Report the total number of lines that include the string "this", without any other text.

### THE DATA

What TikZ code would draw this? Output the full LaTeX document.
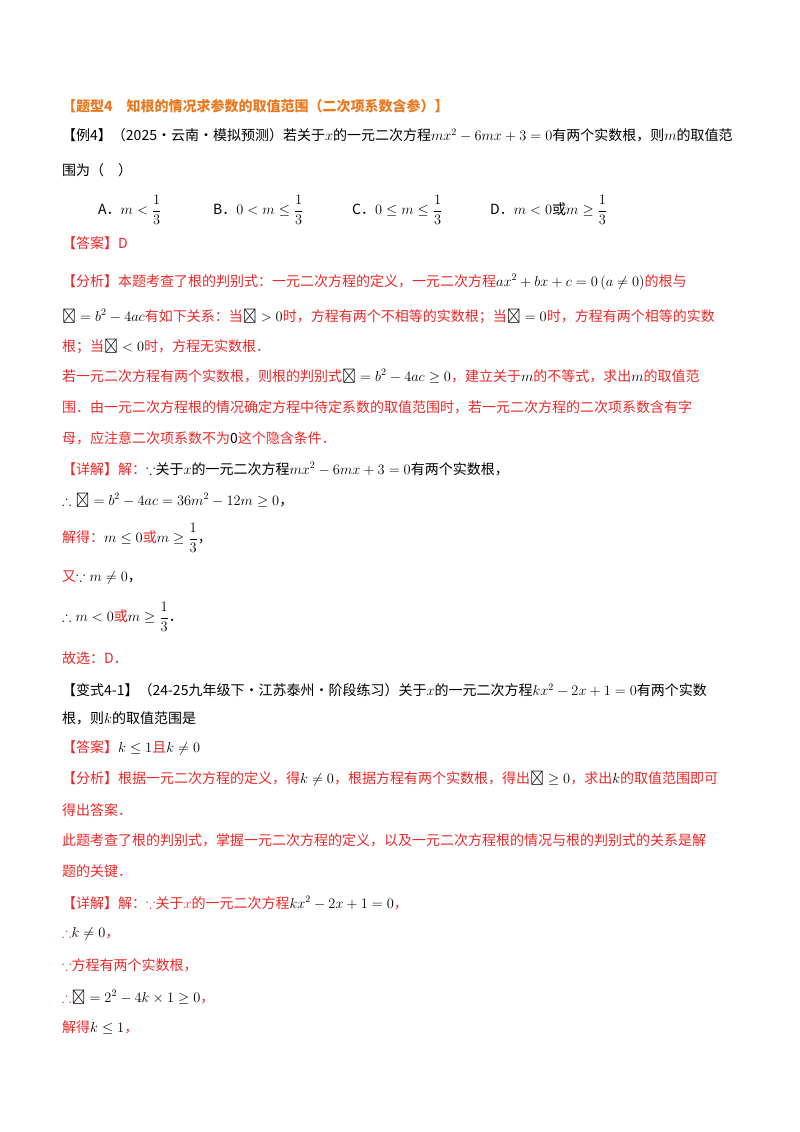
\documentclass[tikz,border=0pt]{standalone}
\usepackage{amssymb}
\usepackage{fontspec}
\setmainfont{Noto Sans CJK SC}
\definecolor{rd}{RGB}{235,40,40}
\definecolor{og}{RGB}{235,120,30}
\newcommand{\R}[1]{\textcolor{rd}{#1}}
\newcommand{\Dl}{\mathit{\Delta}}
\begin{document}
\begin{tikzpicture}[x=1pt,y=-1pt,
  ln/.style={anchor=west,inner sep=0pt,font=\fontsize{14}{16}\selectfont}]
\useasboundingbox (0,0) rectangle (800,1132);
\node[ln,text=og,font=\fontsize{14}{16}\selectfont\bfseries] (t) at (62,106) {【题型4\quad 知根的情况求参数的取值范围（二次项系数含参）】};
\node[ln] (l1) at (62,135) {【例4】（2025·云南·模拟预测）若关于$x$的一元二次方程$mx^2-6mx+3=0$有两个实数根，则$m$的取值范};
\node[ln] (l2) at (62,170) {围为（\quad ）};
\node[ln] (oa) at (98,210) {A．$m<\displaystyle\frac13$};
\node[ln] (ob) at (213,210) {B．$0<m\le\displaystyle\frac13$};
\node[ln] (oc) at (352,210) {C．$0\le m\le\displaystyle\frac13$};
\node[ln] (od) at (490,210) {D．$m<0$或$m\ge\displaystyle\frac13$};
\node[ln,text=rd] (a1) at (62,243) {【答案】D};
\node[ln,text=rd] (f1) at (62,282) {【分析】本题考查了根的判别式：一元二次方程的定义，一元二次方程\textcolor{black}{$ax^2+bx+c=0\,(a\ne0)$}的根与};
\node[ln,text=rd] (f2) at (62,316) {\textcolor{black}{$\Dl=b^2-4ac$}有如下关系：当\textcolor{black}{$\Dl>0$}时，方程有两个不相等的实数根；当\textcolor{black}{$\Dl=0$}时，方程有两个相等的实数};
\node[ln,text=rd] (f3) at (62,346) {根；当\textcolor{black}{$\Dl<0$}时，方程无实数根．};
\node[ln,text=rd] (f4) at (62,376) {若一元二次方程有两个实数根，则根的判别式\textcolor{black}{$\Dl=b^2-4ac\ge0$}，建立关于\textcolor{black}{$m$}的不等式，求出\textcolor{black}{$m$}的取值范};
\node[ln,text=rd] (f5) at (62,407) {围．由一元二次方程根的情况确定方程中待定系数的取值范围时，若一元二次方程的二次项系数含有字};
\node[ln,text=rd] (f6) at (62,438) {母，应注意二次项系数不为\textcolor{black}{0}这个隐含条件．};
\node[ln] (d1) at (62,469) {\R{【详解】解：}$\because$关于$x$的一元二次方程$mx^2-6mx+3=0$有两个实数根，};
\node[ln] (d2) at (62,500) {$\therefore\Dl=b^2-4ac=36m^2-12m\ge0$，};
\node[ln] (d3) at (62,538) {\R{解得：}$m\le0$\R{或}$m\ge\displaystyle\frac13$，};
\node[ln] (d4) at (62,577) {\R{又}$\because m\ne0$，};
\node[ln] (d5) at (62,617) {$\therefore m<0$\R{或}$m\ge\displaystyle\frac13$．};
\node[ln] (d6) at (62,658) {\R{故选：D．}};
\node[ln] (v1) at (62,690) {【变式4-1】（24-25九年级下·江苏泰州·阶段练习）关于$x$的一元二次方程$kx^2-2x+1=0$有两个实数};
\node[ln] (v2) at (62,718) {根，则$k$的取值范围是};
\node[ln] (va) at (62,748) {\R{【答案】}$k\le1$\R{且}$k\ne0$};
\node[ln,text=rd] (g1) at (62,779) {【分析】根据一元二次方程的定义，得\textcolor{black}{$k\ne0$}，根据方程有两个实数根，得出\textcolor{black}{$\Dl\ge0$}，求出\textcolor{black}{$k$}的取值范围即可};
\node[ln,text=rd] (g2) at (62,810) {得出答案．};
\node[ln,text=rd] (g3) at (62,840) {此题考查了根的判别式，掌握一元二次方程的定义，以及一元二次方程根的情况与根的判别式的关系是解};
\node[ln,text=rd] (g4) at (62,871) {题的关键．};
\node[ln,text=rd] (e1) at (62,903) {【详解】解：$\because$关于$x$的一元二次方程\textcolor{black}{$kx^2-2x+1=0$}，};
\node[ln,text=rd] (e2) at (62,934) {$\therefore$\textcolor{black}{$k\ne0$}，};
\node[ln,text=rd] (e3) at (62,965) {$\because$方程有两个实数根，};
\node[ln,text=rd] (e4) at (62,997) {$\therefore$\textcolor{black}{$\Dl=2^2-4k\times1\ge0$}，};
\node[ln,text=rd] (e5) at (62,1028) {解得\textcolor{black}{$k\le1$}，};
\end{tikzpicture}
\end{document}
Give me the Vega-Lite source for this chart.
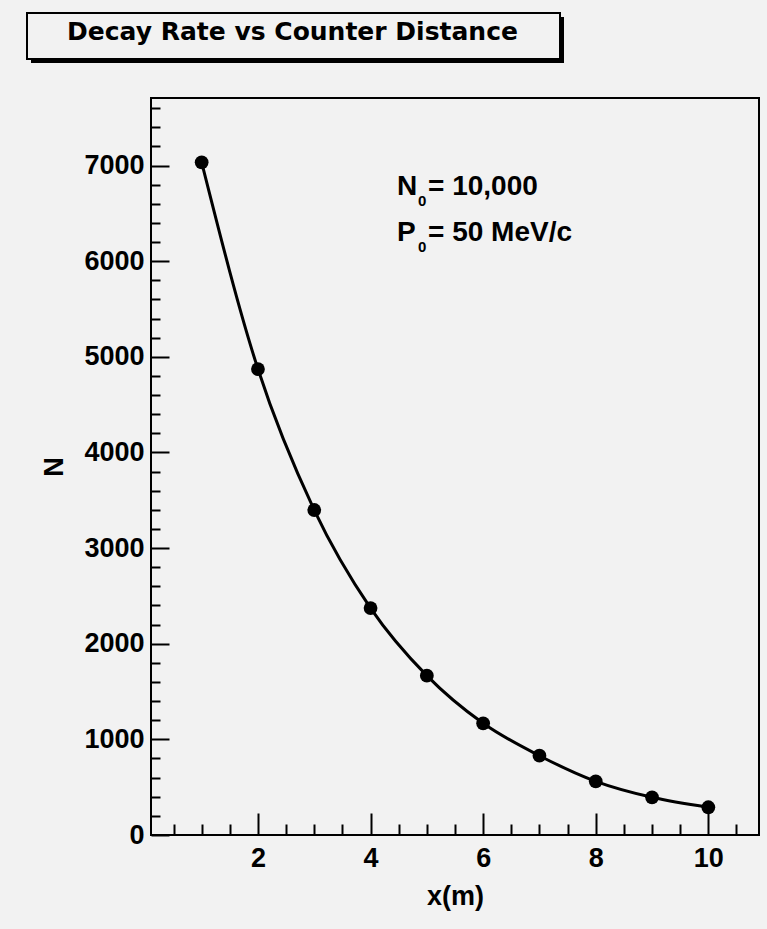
{
  "$schema": "https://vega.github.io/schema/vega-lite/v6.json",
  "background": "#f2f2f2",
  "padding": {"left": 26, "top": 12, "right": 30, "bottom": 40},
  "autosize": {"type": "pad"},
  "spacing": 34,
  "align": "none",
  "config": {"font": "Liberation Sans"},
  "vconcat": [
    {
      "width": 533,
      "height": 46,
      "view": {"stroke": null},
      "data": {"values": [{"title": "Decay Rate vs Counter Distance"}]},
      "layer": [
        {
          "mark": {"type": "rect", "color": "black", "xOffset": -120, "x2Offset": -120, "yOffset": 4, "y2Offset": 4},
          "encoding": {"x": {"value": 0}, "x2": {"value": "width"}, "y": {"value": 0}, "y2": {"value": "height"}}
        },
        {
          "mark": {"type": "rect", "fill": "#f2f2f2", "stroke": "black", "strokeWidth": 2, "xOffset": -124, "x2Offset": -124},
          "encoding": {"x": {"value": 0}, "x2": {"value": "width"}, "y": {"value": 0}, "y2": {"value": "height"}}
        },
        {"mark": {"type": "text", "font": "DejaVu Sans", "fontWeight": "bold", "fontSize": 25, "color": "black", "xOffset": -125, "yOffset": 4, "baseline": "alphabetic"}, "encoding": {"text": {"field": "title"}}}
      ]
    },
    {
      "width": 608,
      "height": 737,
      "view": {"stroke": "black", "strokeWidth": 2},
      "data": {"values": [
        {"x": 1, "n": 7034},
        {"x": 2, "n": 4872},
        {"x": 3, "n": 3398},
        {"x": 4, "n": 2373},
        {"x": 5, "n": 1666},
        {"x": 6, "n": 1168},
        {"x": 7, "n": 829},
        {"x": 8, "n": 561},
        {"x": 9, "n": 394},
        {"x": 10, "n": 290}
      ]},
      "resolve": {"scale": {"x": "independent", "y": "independent"}},
      "layer": [
        {
          "mark": {"type": "point", "opacity": 0},
          "encoding": {
            "x": {
              "field": "x", "type": "quantitative",
              "scale": {"domain": [0.1, 10.9], "nice": false, "zero": false},
              "axis": {
                "orient": "bottom", "title": null, "labels": false,
                "values": [0.5, 1, 1.5, 2.5, 3, 3.5, 4.5, 5, 5.5, 6.5, 7, 7.5, 8.5, 9, 9.5, 10.5],
                "tickSize": -11, "tickWidth": 2, "tickColor": "black",
                "domain": false, "grid": false
              }
            },
            "y": {
              "field": "n", "type": "quantitative",
              "scale": {"domain": [0, 7706], "nice": false},
              "axis": {
                "orient": "left", "title": null, "labels": false,
                "values": [200, 400, 600, 800, 1200, 1400, 1600, 1800, 2200, 2400, 2600, 2800, 3200, 3400, 3600, 3800, 4200, 4400, 4600, 4800, 5200, 5400, 5600, 5800, 6200, 6400, 6600, 6800, 7200, 7400, 7600],
                "tickSize": -9, "tickWidth": 2, "tickColor": "black",
                "domain": false, "grid": false
              }
            }
          }
        },
        {
          "layer": [
            {
              "mark": {"type": "line", "interpolate": "monotone", "color": "black", "strokeWidth": 3},
              "encoding": {
                "x": {
                  "field": "x", "type": "quantitative",
                  "scale": {"domain": [0.1, 10.9], "nice": false, "zero": false},
                  "axis": {
                    "orient": "bottom", "title": "x(m)",
                    "values": [2, 4, 6, 8, 10], "format": "d",
                    "tickSize": -22, "tickWidth": 2, "tickColor": "black",
                    "domain": false, "grid": false,
                    "labelFont": "Liberation Sans", "labelFontWeight": "bold", "labelFontSize": 27, "labelColor": "black",
                    "labelPadding": 32, "labelFlush": false, "labelOverlap": false,
                    "titleFont": "Liberation Sans", "titleFontWeight": "bold", "titleFontSize": 27, "titleColor": "black",
                    "titlePadding": 12
                  }
                },
                "y": {
                  "field": "n", "type": "quantitative",
                  "scale": {"domain": [0, 7706], "nice": false},
                  "axis": {
                    "orient": "left", "title": "N",
                    "values": [0, 1000, 2000, 3000, 4000, 5000, 6000, 7000], "format": "d",
                    "tickSize": -18, "tickWidth": 2, "tickColor": "black",
                    "domain": false, "grid": false,
                    "labelFont": "Liberation Sans", "labelFontWeight": "bold", "labelFontSize": 27, "labelColor": "black",
                    "labelPadding": 25, "labelFlush": false, "labelOverlap": false,
                    "titleFont": "Liberation Sans", "titleFontWeight": "bold", "titleFontSize": 27, "titleColor": "black",
                    "titlePadding": 15
                  }
                }
              }
            },
            {
              "mark": {"type": "point", "filled": true, "shape": "circle", "size": 190, "color": "black", "opacity": 1},
              "encoding": {
                "x": {"field": "x", "type": "quantitative", "scale": {"domain": [0.1, 10.9], "nice": false, "zero": false}},
                "y": {"field": "n", "type": "quantitative", "scale": {"domain": [0, 7706], "nice": false}}
              }
            },
            {
              "data": {"values": [{"t": "N"}]},
              "mark": {"type": "text", "align": "left", "baseline": "alphabetic", "font": "Liberation Sans", "fontSize": 28, "fontWeight": "bold", "color": "black"},
              "encoding": {"x": {"datum": 4.47, "type": "quantitative"}, "y": {"datum": 6695, "type": "quantitative"}, "text": {"field": "t"}}
            },
            {
              "data": {"values": [{"t": "0"}]},
              "mark": {"type": "text", "align": "left", "baseline": "alphabetic", "font": "Liberation Sans", "fontSize": 15, "fontWeight": "bold", "color": "black", "dx": 21, "dy": 11},
              "encoding": {"x": {"datum": 4.47, "type": "quantitative"}, "y": {"datum": 6695, "type": "quantitative"}, "text": {"field": "t"}}
            },
            {
              "data": {"values": [{"t": "= 10,000"}]},
              "mark": {"type": "text", "align": "left", "baseline": "alphabetic", "font": "Liberation Sans", "fontSize": 28, "fontWeight": "bold", "color": "black", "dx": 31},
              "encoding": {"x": {"datum": 4.47, "type": "quantitative"}, "y": {"datum": 6695, "type": "quantitative"}, "text": {"field": "t"}}
            },
            {
              "data": {"values": [{"t": "P"}]},
              "mark": {"type": "text", "align": "left", "baseline": "alphabetic", "font": "Liberation Sans", "fontSize": 28, "fontWeight": "bold", "color": "black"},
              "encoding": {"x": {"datum": 4.47, "type": "quantitative"}, "y": {"datum": 6208, "type": "quantitative"}, "text": {"field": "t"}}
            },
            {
              "data": {"values": [{"t": "0"}]},
              "mark": {"type": "text", "align": "left", "baseline": "alphabetic", "font": "Liberation Sans", "fontSize": 15, "fontWeight": "bold", "color": "black", "dx": 21, "dy": 11},
              "encoding": {"x": {"datum": 4.47, "type": "quantitative"}, "y": {"datum": 6208, "type": "quantitative"}, "text": {"field": "t"}}
            },
            {
              "data": {"values": [{"t": "= 50 MeV/c"}]},
              "mark": {"type": "text", "align": "left", "baseline": "alphabetic", "font": "Liberation Sans", "fontSize": 28, "fontWeight": "bold", "color": "black", "dx": 31},
              "encoding": {"x": {"datum": 4.47, "type": "quantitative"}, "y": {"datum": 6208, "type": "quantitative"}, "text": {"field": "t"}}
            }
          ]
        }
      ]
    }
  ]
}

######

◆ EXERCISE RESULT
2